Cross Country Checkup

'The basic human conundrum': Why we have a love-hate relationship with technology

The rise of smart technology — everything from self-driving cars to video streaming might be exciting to some. But experts say constant change can also create anxiety.

While the rise of smart technology is exciting to some, experts say constant change can also create anxiety

Streaming services and other cloud-based apps are placing growing demands on data centres in Canada and abroad. (Craig Chivers/CBC)

When the Family Video store in Windsor, Ont., announced in December that it was shutting its doors forever, people turned up in tears, asking manager Machele Shearer where they would rent physical movies now.

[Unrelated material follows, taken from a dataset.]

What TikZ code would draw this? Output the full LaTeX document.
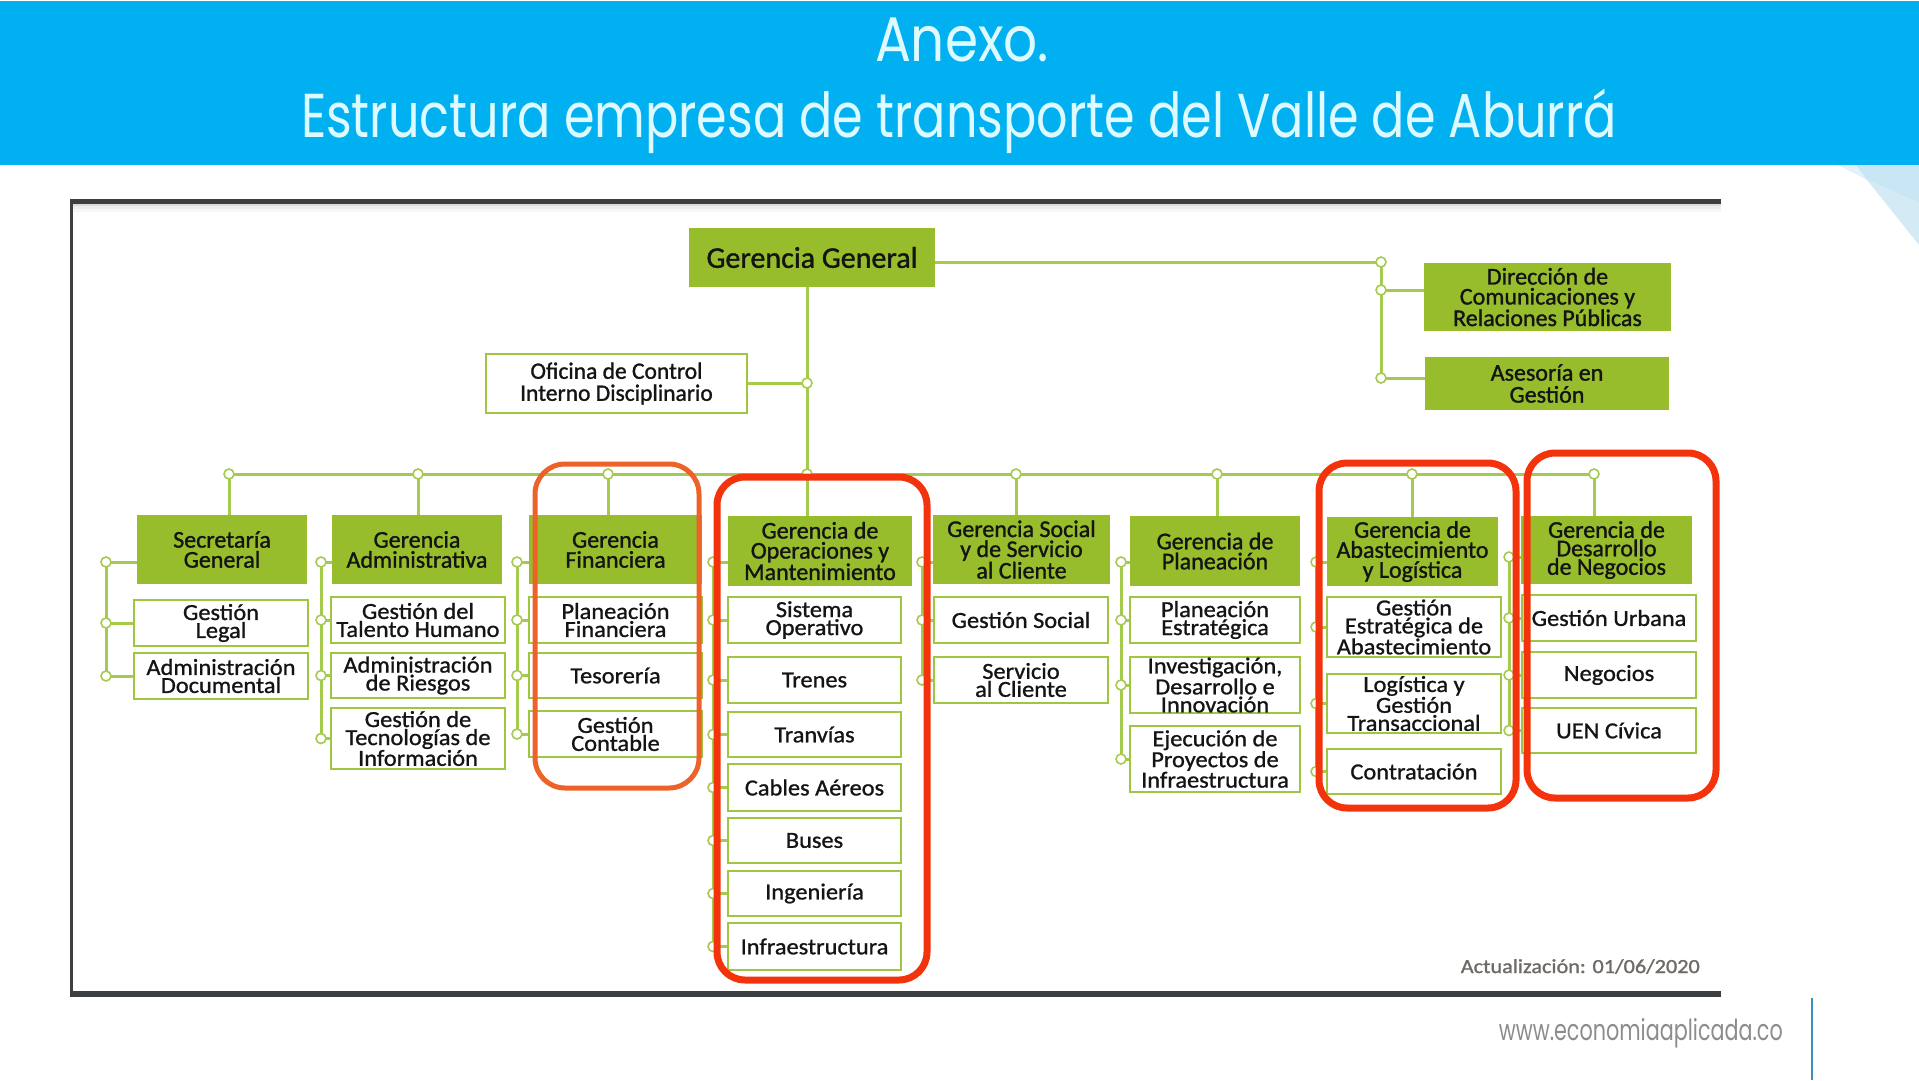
\documentclass[tikz,border=0pt]{standalone}
\usepackage{fontspec}
\usepackage{graphicx}
\setmainfont{Carlito}[FakeBold=1.2]
\newfontfamily\subfont[FakeStretch=1.06,FakeBold=1.0]{Carlito}
\newfontfamily\plainfont{Carlito}
\newfontfamily\titlefont{Poppins}
\definecolor{band}{HTML}{00B0F0}
\definecolor{ttl}{RGB}{220,250,255}
\definecolor{gfill}{HTML}{97BD2C}
\definecolor{gline}{HTML}{A4CA4E}
\definecolor{gborder}{HTML}{9EC641}
\definecolor{redbox}{HTML}{F2330C}
\definecolor{orgbox}{HTML}{EC6228}
\definecolor{framec}{HTML}{3C3F42}
\definecolor{txt}{HTML}{141414}
\definecolor{urlgray}{HTML}{8C8C8C}
\definecolor{updgray}{HTML}{6E6A66}
\definecolor{decoa}{HTML}{E3F2FA}
\definecolor{decob}{HTML}{C9E6F4}
\definecolor{decoc}{HTML}{D4EBF6}
\definecolor{sepblue}{HTML}{3D8FC0}
\begin{document}
\begin{tikzpicture}[x=1pt,y=-1pt,
 wh/.style n args={2}{minimum width=#1pt, minimum height=#2pt},
 hdr/.style={fill=gfill, inner sep=0pt, align=center, text=txt, font=\fontsize{24}{20}\selectfont},
 sub/.style={draw=gborder, line width=2.5pt, fill=white, inner sep=0pt, align=center, text=txt, font=\subfont\fontsize{23}{18}\selectfont},
 conn/.style={draw=gline, line width=3pt},
 dot/.style={circle, draw=gline, line width=1.6pt, fill=white, inner sep=0pt, minimum size=10pt},
 hl/.style={rounded corners=28pt, line width=7pt, draw=redbox},
]
\useasboundingbox (0,0) rectangle (1919,1080);
% header band
\fill[band] (0,1) rectangle (1919,165);
\fill[decoa] (1838,165) -- (1867,180) -- (1856,165) -- cycle;
\fill[decob] (1856,165) -- (1919,165) -- (1919,203) -- (1867,180) -- cycle;
\fill[decoc] (1867,180) -- (1919,203) -- (1919,245) -- cycle;
\node[anchor=base, text=ttl, inner sep=0pt] (t1) at (962,61) {\resizebox{174pt}{\height}{\titlefont\fontsize{63}{63}\selectfont Anexo.}};
\node[anchor=base, text=ttl, inner sep=0pt] (t2) at (959,137) {\resizebox{1316pt}{\height}{\titlefont\fontsize{62}{62}\selectfont Estructura empresa de transporte del Valle de Aburrá}};
% frame
\fill[framec] (71,199) rectangle (1721,203.5);
\fill[black!14] (71,203.5) rectangle (1721,206);
\fill[black!7] (71,206) rectangle (1721,209);
\fill[black!3] (71,209) rectangle (1721,212);
\fill[framec] (70,199) rectangle (72.5,997);
\fill[framec] (70,991) rectangle (1721,997);
\draw[sepblue, line width=1.5pt] (1812,998) -- (1812,1080);
\node[anchor=base east, text=urlgray, inner sep=0pt] (url) at (1783,1040) {\resizebox{284pt}{\height}{\titlefont\fontsize{29}{29}\selectfont www.economiaaplicada.co}};
\node[anchor=base east, text=updgray, inner sep=0pt] (upd) at (1700,973) {\resizebox{239pt}{\height}{\fontsize{20}{20}\selectfont Actualización: 01/06/2020}};

% top level
\node[hdr, wh={246}{59}, font=\fontsize{30}{30}\selectfont] (gg) at (812,257.5) {Gerencia General};
\node[hdr, wh={247}{68}] (dir) at (1547.5,297) {Dirección de\\Comunicaciones y\\Relaciones Públicas};
\node[hdr, wh={244}{53}, font=\fontsize{24}{22}\selectfont] (ase) at (1547,383.5) {Asesoría en\\Gestión};
\node[sub, wh={261}{59}, font=\fontsize{23.5}{22}\selectfont] (ofi) at (616.5,383.5) {Oficina de Control\\Interno Disciplinario};

% level 2 headers
\node[hdr, wh={170}{69}] (sec) at (222,549.5) {Secretaría\\General};
\node[hdr, wh={170}{69}] (adm) at (417,549.5) {Gerencia\\Administrativa};
\node[hdr, wh={173}{69}] (fin) at (615.5,549.5) {Gerencia\\Financiera};
\node[hdr, wh={184}{70}] (ops) at (820,551) {Gerencia de\\Operaciones y\\Mantenimiento};
\node[hdr, wh={177}{69}] (soc) at (1021.5,549.5) {Gerencia Social\\y de Servicio\\al Cliente};
\node[hdr, wh={170}{70}] (pla) at (1215,551) {Gerencia de\\Planeación};
\node[hdr, wh={171}{69}] (aba) at (1412.5,551.5) {Gerencia de\\Abastecimiento\\y Logística};
\node[hdr, wh={171}{68}, font=\fontsize{24}{18.5}\selectfont] (des) at (1606.5,550) {Gerencia de\\Desarrollo\\de Negocios};

% sub boxes
\node[sub, wh={174}{46}] (sec1) at (221,623) {Gestión\\Legal};
\node[sub, wh={174}{46}] (sec2) at (221,676) {Administración\\Documental};
\node[sub, wh={174}{46}] (adm1) at (418,620) {Gestión del\\Talento Humano};
\node[sub, wh={174}{45}] (adm2) at (418,675.5) {Administración\\de Riesgos};
\node[sub, wh={174}{61}] (adm3) at (418,738.5) {Gestión de\\Tecnologías de\\Información};
\node[sub, wh={173}{46}] (fin1) at (615.5,620) {Planeación\\Financiera};
\node[sub, wh={173}{45}] (fin2) at (615.5,675.5) {Tesorería};
\node[sub, wh={173}{46}] (fin3) at (615.5,734) {Gestión\\Contable};
\node[sub, wh={173}{46}] (ops1) at (814.5,620) {Sistema\\Operativo};
\node[sub, wh={173}{46}] (ops2) at (814.5,680) {Trenes};
\node[sub, wh={173}{45}] (ops3) at (814.5,734.5) {Tranvías};
\node[sub, wh={173}{47}] (ops4) at (814.5,787.5) {Cables Aéreos};
\node[sub, wh={173}{45}] (ops5) at (814.5,840.5) {Buses};
\node[sub, wh={173}{45}] (ops6) at (814.5,893.5) {Ingeniería};
\node[sub, wh={173}{47}] (ops7) at (814.5,946.5) {Infraestructura};
\node[sub, wh={174}{46}] (soc1) at (1021,620) {Gestión Social};
\node[sub, wh={174}{46}] (soc2) at (1021,680) {Servicio\\al Cliente};
\node[sub, wh={170}{46}] (pla1) at (1215,620) {Planeación\\Estratégica};
\node[sub, wh={170}{56}] (pla2) at (1215,685) {Investigación,\\Desarrollo e\\Innovación};
\node[sub, wh={170}{66}] (pla3) at (1215,759) {Ejecución de\\Proyectos de\\Infraestructura};
\node[sub, wh={174}{60}] (aba1) at (1414,627) {Gestión\\Estratégica de\\Abastecimiento};
\node[sub, wh={174}{59}] (aba2) at (1414,703.5) {Logística y\\Gestión\\Transaccional};
\node[sub, wh={174}{45}] (aba3) at (1414,771.5) {Contratación};
\node[sub, wh={174}{46}] (des1) at (1609,618) {Gestión Urbana};
\node[sub, wh={174}{46}] (des2) at (1609,675) {Negocios};
\node[sub, wh={174}{45}] (des3) at (1609,730.5) {UEN Cívica};

% connectors: top
\coordinate (gjr) at (1381,262);
\coordinate (gj1) at (1381,290);
\coordinate (gj2) at (1381,378);
\draw[conn] (gg.east |- gjr) -- (gjr) -- (gj2);
\draw[conn] (gj1) -- (gj1 -| dir.west);
\draw[conn] (gj2) -- (gj2 -| ase.west);
\coordinate (mbus) at (807,474);
\coordinate (oj) at (807,383);
\draw[conn] (gg.south -| mbus) -- (mbus);
\draw[conn] (ofi.east |- oj) -- (oj);
% bus
\coordinate (bsec) at (229,474);
\coordinate (badm) at (418,474);
\coordinate (bfin) at (608,474);
\coordinate (bsoc) at (1016,474);
\coordinate (bpla) at (1217,474);
\coordinate (baba) at (1412,474);
\coordinate (bdes) at (1594,474);
\draw[conn] (bsec) -- (bdes);
\foreach \b/\h in {bsec/sec,badm/adm,bfin/fin,mbus/ops,bsoc/soc,bpla/pla,baba/aba,bdes/des}
  \draw[conn] (\b) -- (\b |- \h.north);

% column connectors
\coordinate (vsec) at (106,562);
\coordinate (vadm) at (321,562);
\coordinate (vfin) at (517,562);
\coordinate (vops) at (713,562);
\coordinate (vsoc) at (922,562);
\coordinate (vpla) at (1121,562);
\coordinate (vaba) at (1316,562);
\coordinate (vdes) at (1509,557);
\draw[conn] (vsec) -- (vsec |- sec2.west);
\draw[conn] (vadm) -- (vadm |- adm3.west);
\draw[conn] (vfin) -- (vfin |- fin3.west);
\draw[conn] (vops) -- (vops |- ops7.west);
\draw[conn] (vsoc) -- (vsoc |- soc2.west);
\draw[conn] (vpla) -- (vpla |- pla3.west);
\draw[conn] (vaba) -- (vaba |- aba3.west);
\draw[conn] (vdes) -- (vdes |- des3.west);
\foreach \v/\h in {vsec/sec,vadm/adm,vfin/fin,vops/ops,vsoc/soc,vpla/pla,vaba/aba,vdes/des}
  \draw[conn] (\v) -- (\v -| \h.west);
\foreach \v/\s in {vsec/sec1,vsec/sec2,vadm/adm1,vadm/adm2,vadm/adm3,vfin/fin1,vfin/fin2,vfin/fin3,
  vops/ops1,vops/ops2,vops/ops3,vops/ops4,vops/ops5,vops/ops6,vops/ops7,vsoc/soc1,vsoc/soc2,
  vpla/pla1,vpla/pla2,vpla/pla3,vaba/aba1,vaba/aba2,vaba/aba3,vdes/des1,vdes/des2,vdes/des3}
  \draw[conn] (\v |- \s.west) -- (\s.west);

% dots
\foreach \c in {gjr,gj1,gj2,oj,mbus,bsec,badm,bfin,bsoc,bpla,baba,bdes,vsec,vadm,vfin,vops,vsoc,vpla,vaba,vdes}
  \node[dot] at (\c) {};
\foreach \v/\s in {vsec/sec1,vsec/sec2,vadm/adm1,vadm/adm2,vadm/adm3,vfin/fin1,vfin/fin2,vfin/fin3,
  vops/ops1,vops/ops2,vops/ops3,vops/ops4,vops/ops5,vops/ops6,vops/ops7,vsoc/soc1,vsoc/soc2,
  vpla/pla1,vpla/pla2,vpla/pla3,vaba/aba1,vaba/aba2,vaba/aba3,vdes/des1,vdes/des2,vdes/des3}
  \node[dot] at (\v |- \s.west) {};

% highlight frames
\draw[hl, draw=orgbox, line width=5pt, rounded corners=30pt] (535,464) rectangle (699,788);
\draw[hl] (717,477) rectangle (927,980);
\draw[hl] (1319,463) rectangle (1516,808);
\draw[hl] (1527,453) rectangle (1716,798);
\end{tikzpicture}
\end{document}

"[The] last two weeks, all I've had is people coming in crying, giving us hugs, asking us like, 'What do I do now? Where do I go? I don't want to stream,'" she said.

"And I'm like, very sad to tell them, you're not going to rent a video. Not unless you're moving to another city where there may still be a video store."

As the rise of smart technology continues in 2020 — where self-driving cars and AI assistants make even video streaming services seem old hat — things like brick-and-mortar video stores are quickly becoming obsolete.

And while those changes excite some, experts say they can also make us anxious about what lies ahead, and what we're letting go of.

"I think that's the basic human conundrum: the love-hate relationship we have with all of our tools and technologies that we've developed, you know, forever," says Daniel H. Wilson, a robotics engineer and New York Times bestselling author.

"It's a leap of faith," he told Cross Country Checkup. "Every time we get a new technology, we have to trust that we're going to do more good with it than we'll do harm."

Wilson compares today's era to the 1960s, when he says there was more optimism around technology than there is today.

Wilson calls today's era 'the age of candy,' where we've created addictive tools and technology — like social media — that allow us to get exactly what we want. (Dado Ruvic/REUTERS)

"There was always … a technological solution to everything. Why eat food that comes out of the ground [and] is covered with dirt? We're going to eat pills from corporations," he said, giving an example.

"Now it's swung all the way back to, I'll just take my food with dirt on it, thanks. I prefer not to eat your chemicals. Maybe you don't have my best interest in mind actually."

Sanjay Khanna, director and futurist at Whitespace Legal Collab in Toronto, says that deepening anxiety about technology that we're feeling as a society could be rooted in the kinds of instability we're experiencing — from accelerating environment change to how our data and privacy is protected. 

"Constant novelty creates anxiety. If everything is new all the time, you don't know what you can count on to be stable," Khanna said. 

"While we talk about disruption and embracing change and all that kind of thing, what we're starting to see is that human beings and human psychology doesn't work well with this much change across as many dimensions of change as we're seeing."

'The age of candy'

Although we've designed amazing technologies like speech recognition, Wilson says we've also created addictive tools like social media, which encourage us to commodify and "like" things online, and turn our lives into "bite-sized snippets" people want to look at.

That's why he calls our current era "the age of candy."

"Right now, [technology has] been used to give people sort of exactly what they want, which is like candy," he said.

"I think you just can't do that forever. That's just not what human interaction is. Even though it feels great in the moment, it doesn't pan out year after year."

Family Video manager Machale Shearer says the store's closing is about more than just losing access to physical movie rentals. (Amy Dodge/CBC)

As her Family Video store closes down, that's exactly what Shearer worries about. 

"It's that sense of community, it's the social aspect that is just dying out with sitting at home and flicking a button on your remote control and surfing through those [streaming] channels," she said.

Besides renting physical movies at her store, people also came in for the staff movie recommendations, or just to talk to them about other things they'd seen, she said.

As technology continues to evolve, Wilson says he hopes that the types of technology that have changed the way we interact with each other will change for the better.

"I'm really excited to see what the next generation of people will do with that," he said. "I feel like the mindset of the new generation is much more in line with reality and with solving real problems …. that have been ignored for far too long."